FDV Explained: Valuing the Entire Monetary Base

Fully Diluted Valuation is calculated as:

FDV = Current Token Price × Maximum Token Supply

FDV answers a different and more structural question:

What would this network be worth if every token that will ever exist were valued at today’s price?

This reframes valuation from a short-term market snapshot to a long-term monetary perspective.

In other words, FDV treats a token as a monetary asset with a known issuance schedule, similar to how one would analyze:

  • The total addressable supply of gold
  • The ultimate share count of a company post-dilution
  • The full monetary base of a currency

FDV does not predict price. It exposes scale.

Why FDV Often Reveals Risk Before Price Does

1. The Illusion of “Low Market Cap”

A common narrative in crypto is the hunt for “low market cap gems.” The logic is simple: smaller market cap implies more upside.

But consider two tokens:

  • Token A: $200M market cap, $2B FDV
  • Token B: $200M market cap, $250M FDV

On the surface, they appear identical.

In reality, Token A is implicitly pricing in a tenfold expansion of supply. Token B is near its terminal state.

FDV exposes this asymmetry immediately. Market cap hides it.

2. Unlock Pressure Is Monetary Gravity

Tokens do not unlock into a vacuum. Every unlock event introduces new supply into the market, whether holders sell immediately or not.

FDV tells you how much latent supply exists.

A high FDV relative to market cap implies:

  • Large future emissions
  • Potential sell pressure from insiders, funds, or team allocations
  • Continuous competition for liquidity

Price can remain stable for months while FDV quietly signals structural imbalance. When sentiment shifts, that imbalance becomes visible all at once.

3. Valuation vs. Liquidity Confusion

Market cap often overstates how much capital has actually entered a project. FDV helps separate price discovery from capital commitment.

A token can reach a multi-billion-dollar FDV with very little real liquidity if the circulating supply is small. This is not organic adoption; it is arithmetic.

FDV forces the investor to ask a harder question:

Is this network economically justified at its eventual scale, or only attractive because most of its supply is hidden?

FDV and Token Economics: Where the Truth Lives

Supply Schedules Are Economic Policy

Every token has a monetary policy embedded in its code:

  • Fixed supply
  • Inflationary emissions
  • Deflationary burns
  • Adaptive issuance

FDV is the valuation lens that aligns with this policy.

Ignoring FDV is equivalent to ignoring a central bank’s long-term money supply targets while trading a currency.

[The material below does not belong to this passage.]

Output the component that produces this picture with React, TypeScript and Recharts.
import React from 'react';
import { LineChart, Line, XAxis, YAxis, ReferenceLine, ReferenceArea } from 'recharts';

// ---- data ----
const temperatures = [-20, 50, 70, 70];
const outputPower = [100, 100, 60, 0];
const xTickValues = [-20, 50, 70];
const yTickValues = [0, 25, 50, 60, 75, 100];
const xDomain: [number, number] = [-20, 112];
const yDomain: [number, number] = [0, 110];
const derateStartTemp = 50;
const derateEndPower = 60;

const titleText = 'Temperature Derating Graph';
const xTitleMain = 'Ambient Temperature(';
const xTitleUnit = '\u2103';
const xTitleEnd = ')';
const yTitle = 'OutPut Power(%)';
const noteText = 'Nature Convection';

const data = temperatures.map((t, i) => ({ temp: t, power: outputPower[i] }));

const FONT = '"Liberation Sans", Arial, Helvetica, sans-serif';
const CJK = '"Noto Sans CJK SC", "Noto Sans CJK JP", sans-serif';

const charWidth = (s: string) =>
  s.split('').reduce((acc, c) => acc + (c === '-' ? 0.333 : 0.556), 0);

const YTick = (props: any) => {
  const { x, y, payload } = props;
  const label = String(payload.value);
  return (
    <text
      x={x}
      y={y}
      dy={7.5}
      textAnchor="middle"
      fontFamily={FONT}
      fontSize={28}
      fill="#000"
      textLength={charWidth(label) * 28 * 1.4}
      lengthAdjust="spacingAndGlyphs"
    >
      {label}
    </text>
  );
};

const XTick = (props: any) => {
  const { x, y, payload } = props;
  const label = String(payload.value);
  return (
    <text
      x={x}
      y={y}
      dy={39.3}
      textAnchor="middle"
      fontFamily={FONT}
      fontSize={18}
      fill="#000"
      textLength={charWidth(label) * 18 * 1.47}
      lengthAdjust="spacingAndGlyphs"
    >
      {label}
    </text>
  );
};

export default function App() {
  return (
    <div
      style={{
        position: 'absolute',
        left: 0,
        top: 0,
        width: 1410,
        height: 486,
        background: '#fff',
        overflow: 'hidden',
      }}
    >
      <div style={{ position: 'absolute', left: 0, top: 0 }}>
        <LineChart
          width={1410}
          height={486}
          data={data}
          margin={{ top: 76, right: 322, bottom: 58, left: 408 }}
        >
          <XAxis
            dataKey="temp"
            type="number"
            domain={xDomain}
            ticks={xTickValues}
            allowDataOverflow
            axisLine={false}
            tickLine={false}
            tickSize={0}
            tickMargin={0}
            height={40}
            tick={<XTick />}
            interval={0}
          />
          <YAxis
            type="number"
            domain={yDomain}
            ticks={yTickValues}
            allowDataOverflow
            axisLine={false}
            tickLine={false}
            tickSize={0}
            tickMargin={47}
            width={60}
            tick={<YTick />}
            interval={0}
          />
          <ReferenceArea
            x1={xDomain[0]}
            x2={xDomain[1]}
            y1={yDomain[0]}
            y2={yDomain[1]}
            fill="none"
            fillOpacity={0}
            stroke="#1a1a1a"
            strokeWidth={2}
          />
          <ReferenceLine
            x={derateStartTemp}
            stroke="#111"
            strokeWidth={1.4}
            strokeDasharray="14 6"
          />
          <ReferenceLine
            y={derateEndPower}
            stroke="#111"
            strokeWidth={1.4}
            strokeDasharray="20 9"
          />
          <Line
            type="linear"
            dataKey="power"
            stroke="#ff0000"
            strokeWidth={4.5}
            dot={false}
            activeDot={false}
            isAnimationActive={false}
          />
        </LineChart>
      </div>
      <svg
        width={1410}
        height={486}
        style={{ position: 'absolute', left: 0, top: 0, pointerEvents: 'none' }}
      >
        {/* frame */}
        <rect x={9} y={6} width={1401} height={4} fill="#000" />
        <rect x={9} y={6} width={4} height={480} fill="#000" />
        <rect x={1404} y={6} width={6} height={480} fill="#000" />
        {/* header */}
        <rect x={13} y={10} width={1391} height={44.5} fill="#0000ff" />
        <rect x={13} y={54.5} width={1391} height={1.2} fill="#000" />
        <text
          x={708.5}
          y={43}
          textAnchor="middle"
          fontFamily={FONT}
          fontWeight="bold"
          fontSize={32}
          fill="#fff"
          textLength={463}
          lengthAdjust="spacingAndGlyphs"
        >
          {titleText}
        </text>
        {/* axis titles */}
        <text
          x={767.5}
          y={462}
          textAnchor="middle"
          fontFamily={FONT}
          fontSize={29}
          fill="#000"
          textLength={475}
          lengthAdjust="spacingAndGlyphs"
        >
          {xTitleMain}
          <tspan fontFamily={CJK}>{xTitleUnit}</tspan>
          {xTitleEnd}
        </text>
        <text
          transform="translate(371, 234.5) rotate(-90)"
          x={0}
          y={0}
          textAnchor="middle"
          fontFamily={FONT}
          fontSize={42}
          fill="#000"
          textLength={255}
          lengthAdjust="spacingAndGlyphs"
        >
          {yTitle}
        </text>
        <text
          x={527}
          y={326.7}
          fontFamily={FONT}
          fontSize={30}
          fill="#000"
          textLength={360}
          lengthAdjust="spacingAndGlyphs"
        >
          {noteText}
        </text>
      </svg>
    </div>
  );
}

High FDV Is Not Automatically Bad

It is important to be precise.

A high FDV is not inherently negative. It becomes problematic when:

  • Utility does not scale with supply
  • Revenue does not grow faster than emissions
  • Governance favors insiders over users

Bitcoin, for example, has a high FDV by design. But its supply is capped, issuance is predictable, and demand is global and monetary in nature.

The problem is not FDV. The problem is unsupported FDV.

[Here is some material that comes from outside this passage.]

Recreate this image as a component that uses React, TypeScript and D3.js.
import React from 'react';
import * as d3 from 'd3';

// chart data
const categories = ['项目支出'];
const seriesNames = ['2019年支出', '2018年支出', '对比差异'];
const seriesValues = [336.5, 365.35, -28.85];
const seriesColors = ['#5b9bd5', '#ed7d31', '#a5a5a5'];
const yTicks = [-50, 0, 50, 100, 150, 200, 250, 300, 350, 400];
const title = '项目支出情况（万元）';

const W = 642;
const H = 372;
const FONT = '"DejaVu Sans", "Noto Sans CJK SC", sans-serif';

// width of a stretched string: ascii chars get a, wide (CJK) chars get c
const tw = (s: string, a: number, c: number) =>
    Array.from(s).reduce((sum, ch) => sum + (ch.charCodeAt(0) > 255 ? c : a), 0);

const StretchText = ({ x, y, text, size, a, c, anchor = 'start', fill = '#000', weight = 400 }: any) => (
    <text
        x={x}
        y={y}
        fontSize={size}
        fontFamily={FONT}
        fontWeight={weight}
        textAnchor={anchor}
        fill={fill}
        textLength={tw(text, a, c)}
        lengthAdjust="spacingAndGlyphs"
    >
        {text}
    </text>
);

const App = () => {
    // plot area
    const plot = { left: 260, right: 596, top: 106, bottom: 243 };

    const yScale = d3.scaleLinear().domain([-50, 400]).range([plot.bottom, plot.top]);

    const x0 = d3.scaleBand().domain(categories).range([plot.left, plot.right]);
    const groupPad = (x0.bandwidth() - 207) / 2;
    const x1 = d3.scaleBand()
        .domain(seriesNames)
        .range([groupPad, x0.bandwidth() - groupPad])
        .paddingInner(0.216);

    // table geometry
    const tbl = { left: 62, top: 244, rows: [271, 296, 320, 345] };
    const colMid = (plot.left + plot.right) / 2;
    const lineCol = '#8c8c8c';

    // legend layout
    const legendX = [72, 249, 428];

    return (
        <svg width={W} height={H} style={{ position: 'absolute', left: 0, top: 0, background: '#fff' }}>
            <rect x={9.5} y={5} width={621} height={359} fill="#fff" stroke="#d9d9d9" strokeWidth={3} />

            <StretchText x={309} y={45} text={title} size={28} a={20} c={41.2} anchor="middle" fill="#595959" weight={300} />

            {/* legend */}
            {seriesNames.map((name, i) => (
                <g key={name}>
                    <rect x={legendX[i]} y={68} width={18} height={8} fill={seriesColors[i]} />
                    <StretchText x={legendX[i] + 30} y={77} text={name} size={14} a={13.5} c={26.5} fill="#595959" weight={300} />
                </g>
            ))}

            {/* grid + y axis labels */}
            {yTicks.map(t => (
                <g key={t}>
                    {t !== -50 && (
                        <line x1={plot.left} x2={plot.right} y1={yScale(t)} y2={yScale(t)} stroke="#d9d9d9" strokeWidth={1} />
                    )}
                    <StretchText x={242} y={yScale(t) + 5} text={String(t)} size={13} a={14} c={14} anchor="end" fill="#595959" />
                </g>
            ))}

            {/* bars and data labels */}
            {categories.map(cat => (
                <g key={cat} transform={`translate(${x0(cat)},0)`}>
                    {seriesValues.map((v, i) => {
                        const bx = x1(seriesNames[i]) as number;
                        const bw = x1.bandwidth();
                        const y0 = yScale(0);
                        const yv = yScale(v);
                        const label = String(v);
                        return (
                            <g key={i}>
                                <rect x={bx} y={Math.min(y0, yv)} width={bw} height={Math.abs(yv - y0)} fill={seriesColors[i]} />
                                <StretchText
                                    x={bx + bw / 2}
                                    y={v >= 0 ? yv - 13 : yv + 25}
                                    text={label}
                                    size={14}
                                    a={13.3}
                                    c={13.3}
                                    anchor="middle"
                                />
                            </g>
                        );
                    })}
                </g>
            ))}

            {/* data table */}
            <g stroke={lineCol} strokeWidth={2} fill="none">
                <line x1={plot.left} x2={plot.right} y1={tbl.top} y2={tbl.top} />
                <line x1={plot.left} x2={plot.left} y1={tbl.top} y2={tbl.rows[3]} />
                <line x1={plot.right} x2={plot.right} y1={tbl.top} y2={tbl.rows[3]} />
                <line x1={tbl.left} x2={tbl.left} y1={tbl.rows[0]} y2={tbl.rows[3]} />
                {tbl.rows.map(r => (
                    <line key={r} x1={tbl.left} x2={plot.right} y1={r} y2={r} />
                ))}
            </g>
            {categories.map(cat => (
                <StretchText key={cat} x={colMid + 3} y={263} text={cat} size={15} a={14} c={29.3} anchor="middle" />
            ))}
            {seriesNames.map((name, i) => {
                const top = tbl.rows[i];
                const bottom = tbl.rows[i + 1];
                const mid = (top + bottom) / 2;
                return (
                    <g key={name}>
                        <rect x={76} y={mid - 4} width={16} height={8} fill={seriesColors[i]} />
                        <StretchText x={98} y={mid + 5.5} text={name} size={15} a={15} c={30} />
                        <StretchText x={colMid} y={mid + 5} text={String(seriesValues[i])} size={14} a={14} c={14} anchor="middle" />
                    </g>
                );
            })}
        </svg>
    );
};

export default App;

FDV as a Discipline, Not a Metric

Sophisticated investors do not use FDV in isolation. They use it as a forcing function.

FDV demands answers to uncomfortable questions:

  • Who receives the remaining supply?
  • What incentives drive their behavior?
  • What economic activity justifies the terminal valuation?
  • How long does dilution last?

Projects with weak answers rely on market cap narratives.
Projects with strong answers withstand FDV scrutiny.

Case Patterns Observed Across Market Cycles

Across multiple crypto cycles, similar patterns repeat:

  1. Early hype focuses on market cap
  2. FDV is dismissed as “theoretical”
  3. Unlocks begin
  4. Price stagnates despite product progress
  5. Narrative shifts to fundamentals
  6. FDV becomes obvious in hindsight

This is not coincidence. It is a structural feature of tokenized markets.

FDV matters most before the market agrees that it matters.

How to Use FDV Practically

FDV should not scare investors away from opportunity. It should refine entry timing and position sizing.

Practical applications include:

  • Comparing FDV to protocol revenue
  • Mapping unlock schedules against demand growth
  • Assessing insider concentration at full supply
  • Stress-testing valuation under conservative adoption assumptions

FDV does not eliminate risk. It reveals where risk is hiding.

Conclusion: Seeing the Whole Asset, Not the Highlight Reel

Market cap shows what is visible today.
FDV shows what is inevitable tomorrow.

In a market defined by programmable scarcity and delayed supply, valuation without FDV is incomplete analysis.

Crypto rewards those who understand systems, not just prices. FDV is not a bearish lens or a bullish one. It is a truthful one.

In markets driven by narrative, truth tends to be underpriced—until it is not.